Jin, Q. 2025. A Study of Artifacts on Melanoma Classification under Diffusion-Based Perturbations. In Proceedings of Machine Learning Research: Conference onHealth, Inference, and Learning (CHIL) 2025, volume 287, 1–14. PMLR. https://proceedings.mlr.press/v287/jin25b.html

However, we traced the dataset origin to this paper: Alceu Bissoto, Eduardo Valle, "Sandra Avila Debiasing Skin Lesion Datasets and Models?

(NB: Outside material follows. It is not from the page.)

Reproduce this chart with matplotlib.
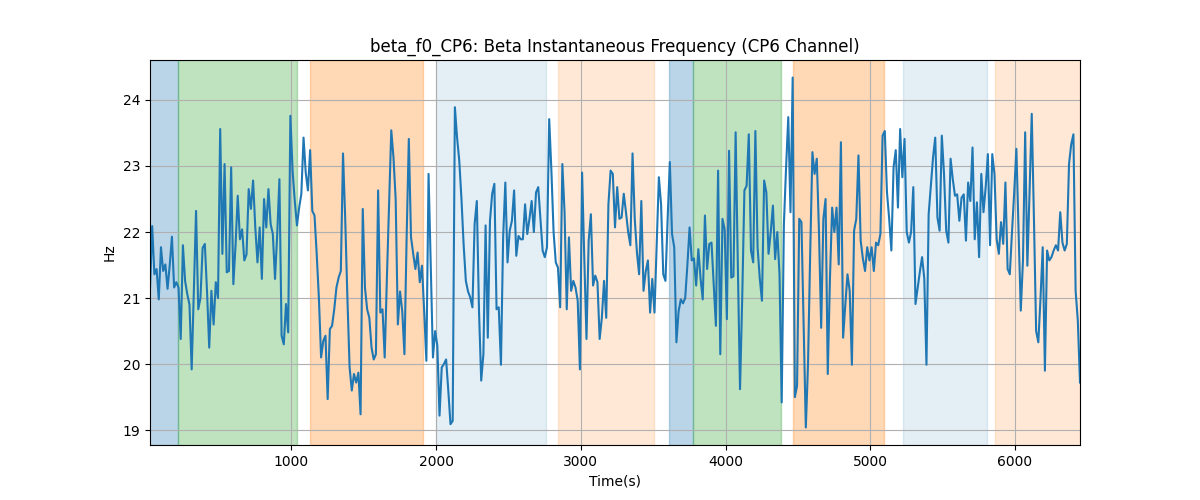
import numpy as np
import matplotlib
matplotlib.use("Agg")
import matplotlib.pyplot as plt

# beta instantaneous frequency (Hz) in left-to-right chunks
seg1 = [21.14, 22.09, 21.36, 21.44, 20.98, 21.77, 21.41, 21.51, 21.14, 21.5, 21.93, 21.16,
        21.24, 21.16, 20.38, 21.80, 21.26, 21.06, 20.9, 19.92, 21.1, 22.32, 20.83, 21.0,
        21.76, 21.82, 21.1, 20.25, 21.11, 20.6, 21.24, 21.0, 23.56, 21.67]
seg2 = [23.03, 21.39, 21.41, 22.98, 21.21, 21.8, 22.55, 21.89, 22.04, 21.57, 21.66, 22.65,
        22.35, 22.78, 22.07, 21.54, 22.07, 21.29, 22.5, 22.07, 22.65, 22.12, 21.97, 21.29,
        21.97, 22.80, 20.43, 20.3, 20.91, 20.48, 23.76, 22.93, 22.47, 22.1]
seg3 = [22.37, 22.58, 23.43, 22.9, 22.63, 23.24, 22.32, 22.25, 21.67, 21.0, 20.1, 20.35,
        20.43, 19.47, 20.53, 20.58, 20.83, 21.16, 21.31, 21.41, 23.19, 22.2, 21.0, 19.95,
        19.6, 19.85, 19.72, 19.87, 19.24, 22.35, 21.16, 20.83, 20.7, 20.25, 20.07, 20.15]
seg4 = [22.63, 20.78, 20.83, 20.1, 21.3, 22.4, 23.54, 23.13, 22.5, 20.6, 21.1, 20.8,
        20.15, 21.92, 23.41, 21.92, 21.67, 21.44, 21.69, 21.24, 21.49, 20.8, 20.05, 22.88,
        21.5, 20.1, 20.5, 20.28, 19.22, 19.95, 20.0, 20.07, 19.6, 19.09, 19.14]
seg5 = [23.89, 23.43, 23.08, 22.5, 21.8, 21.26, 21.1, 21.01, 20.86, 22.12, 22.47, 20.8,
        19.75, 20.15, 22.1, 20.4, 22.17, 22.58, 22.73, 20.83, 20.86, 19.99, 21.92, 22.75,
        21.54, 22.02, 22.17, 22.63, 21.64, 21.94, 21.89, 21.89, 22.42, 21.97, 22.2, 22.47]
seg6 = [22.0, 22.6, 22.68, 22.2, 21.72, 21.62, 21.77, 23.71, 22.93, 22.0, 21.54, 21.46,
        20.86, 23.03, 22.3, 20.83, 21.92, 21.11, 21.26, 21.16, 20.96, 19.92, 22.9, 21.6,
        20.38, 21.87, 22.27, 21.19, 21.34, 21.24, 20.38, 20.7, 21.26, 20.7, 22.42, 22.93]
seg7 = [22.88, 22.07, 22.68, 22.2, 22.22, 22.58, 22.3, 22.0, 21.8, 23.19, 22.2, 21.69,
        21.36, 22.47, 21.11, 21.4, 21.57, 20.78, 21.29, 20.78, 21.8, 22.83, 22.42, 21.36,
        21.26, 22.2, 23.06, 21.97, 21.77, 20.33, 20.8, 20.98, 20.92, 21.0, 21.5, 22.07]
seg8 = [21.57, 21.6, 21.19, 21.74, 21.3, 20.98, 22.25, 21.44, 21.82, 21.84, 21.2, 20.58,
        22.93, 20.15, 22.2, 22.04, 20.68, 23.23, 21.31, 21.33, 23.51, 21.5, 19.62, 21.0,
        22.63, 22.7, 23.48, 21.72, 21.54, 23.53, 21.77, 21.3, 20.96, 22.78, 22.6, 21.67]
seg9 = [22.0, 22.4, 21.59, 22.0, 21.36, 19.42, 22.12, 22.98, 23.74, 22.3, 24.34, 19.5,
        19.67, 22.2, 22.15, 20.6, 19.04, 20.0, 21.7, 23.21, 22.88, 23.11, 22.0, 20.55,
        22.2, 22.5, 19.85, 21.3, 22.37, 22.0, 22.37, 21.51, 23.36, 20.4, 20.9, 21.36]
seg10 = [21.11, 19.99, 22.02, 22.2, 23.16, 21.87, 21.6, 21.41, 21.77, 21.57, 21.77, 21.41,
         21.84, 21.8, 21.97, 23.46, 23.53, 22.6, 22.2, 21.72, 22.98, 23.24, 22.37, 23.56,
         22.83, 23.41, 22.0, 21.84, 22.0, 22.68, 20.91, 21.16, 21.4, 21.62, 21.3, 19.99]
seg11 = [22.27, 22.7, 23.13, 23.43, 22.22, 22.02, 23.46, 22.88, 22.02, 21.84, 23.11, 22.8,
         22.55, 22.57, 22.17, 22.52, 22.57, 21.87, 22.75, 22.47, 23.28, 21.89, 22.45, 21.62,
         22.88, 22.3, 22.68, 23.18, 21.8, 23.18, 22.88, 21.89, 21.67, 22.15, 21.82, 22.75]
seg12 = [21.44, 21.36, 22.0, 22.6, 23.26, 22.0, 20.81, 21.57, 23.51, 21.49, 22.6, 23.79,
         22.2, 20.5, 20.33, 21.0, 21.77, 19.9, 21.72, 21.57, 21.62, 21.72, 21.8, 21.72,
         22.3, 21.84, 21.72, 21.82, 23.03, 23.33, 23.48, 21.11, 20.66, 19.72]

t_start, t_end = 22, 6450

# shaded periods: (start, end, color, alpha)
spans = [
    (18, 218, "tab:blue", 0.3),
    (218, 1035, "tab:green", 0.3),
    (1131, 1906, "tab:orange", 0.3),
    (1996, 2757, "tab:blue", 0.12),
    (2843, 3507, "tab:orange", 0.17),
    (3607, 3773, "tab:blue", 0.3),
    (3773, 4382, "tab:green", 0.3),
    (4465, 5094, "tab:orange", 0.3),
    (5226, 5807, "tab:blue", 0.12),
    (5865, 6450, "tab:orange", 0.17),
]

freq = np.concatenate([seg1, seg2, seg3, seg4, seg5, seg6, seg7, seg8, seg9, seg10, seg11, seg12])
t = np.linspace(t_start, t_end, len(freq))

fig, ax = plt.subplots(figsize=(12, 5), dpi=100)

for s, e, c, a in spans:
    ax.axvspan(s, e, color=c, alpha=a)

ax.plot(t, freq, color="tab:blue", linewidth=1.5)

ax.set_xlim(t[0], t[-1])
ax.set_title("beta_f0_CP6: Beta Instantaneous Frequency (CP6 Channel)")
ax.set_xlabel("Time(s)")
ax.set_ylabel("Hz")
ax.grid(True)

fig.savefig("out.png")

Not So Fast", 2020; https://doi.org/10.48550/arXiv.2004.11457. The dataset itself was published by the authors of this paper here: https://github.com/alceubissoto/debiasing-skin/blob/master/artefacts-annotation/isic_bias.csv and this is the dataset we're contributing as part of this PR

PR Overview

Added support for the ISIC Bias metadata dataset.
The original dataset is a CSV delimited by ; instead of , so we've included cleaning/handling for both types
Added unit tests to load and specific specific data in the sample dataset
Made an additional change to base_dataset.py to use pl.len instead of pl.count to avoid warnings

Main files to review

pyhealth/datasets/isic_bias.py - Has the main ISICBiasDataset that loads data
tests/core/test_isic.py - Unit tests

Supporting files to review

docs/api/datasets.rst - Documentation
docs/api/datasets/pyhealth.datasets.ISICBiasDataset.rst - Documentation
pyhealth/datasets/base_dataset.py - Update to use pl.len instead of pl.count to avoid warnings
test-resources/core/isic_artifacts/isic_artifacts_cleaned/isic_bias.csv - Cleaned ',' delimited sample dataset
test-resources/core/isic_artifacts/isic_artifacts_raw/isic_bias.csv - Raw ';' delimited sample dataset

Test Cases:

Performed on both - the raw and cleaned datasets

Load the dataset
Verifying patient count
Verifying stats eval
Fetching a particular sample in the dataset and validating the expected value of each event

Dec 06 '25 21:12 shivani-mangaleswaran